Letter to SBOE

A letter sent to the SBOE during the lead up to their initial January 2009 vote on science standards.

Dear Members of the State Board of Education,

My name is Joel Walker, and I am an assistant professor of physics at Sam Houston State University in Huntsville, TX.

Since completion of my Ph.D. in theoretical physics at Texas A&M in 2005, I have accumulated three and a half years of experience teaching physics and planetary astronomy at the university level.

I am writing to you as a concerned private citizen of the state in support of the adoption of the proposed Earth and Space Science (ESS) course standards.

The stars (both in the magnitude of their distance and in the measurable rate of their recession) and the Earth itself (within its geological strata and also by proportion of radio emitting isotopes) testify in unison to the great age of our planet and universe.

Science cannot, nor should any instructor of science, deny the possibility of a creator.
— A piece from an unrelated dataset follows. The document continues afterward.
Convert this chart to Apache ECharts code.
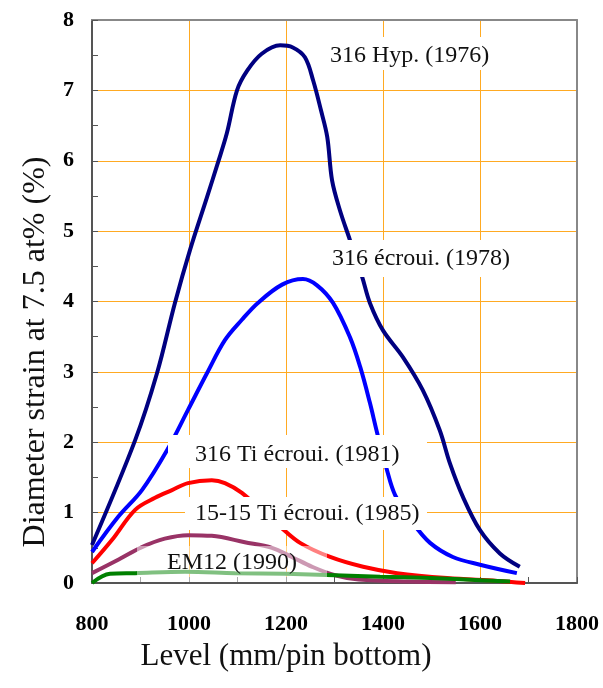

However, it is love of truth - a point of common ground with those who approach this debate as a matter of religious faith - which makes the scientist revolt against the obscuring of basic observed facts about the world in which we live. Surely science must proceed with skepticism, debate, and a free airing of disparate interpretations and views, but this cannot be a blind behind which unreasonable doubts reduce society to absurd agnosticism against observed fact. All men are free to believe in God. No man may deny that the older and deeper places of the Earth hold the remains of primitive creatures which increase in variety and complexity as the hand of geological time winds forward.

I am well aware of the arguments offered in scientific adornment by the advocates of young earth creationism, and I suggest to this panel that they are without scientific merit.

I would further suggest in a sincere spirit that the goals of any parent who wishes to pass their religious faith on to the next generation are best served by actively acknowledging the role of natural processes in their creation oriented world view.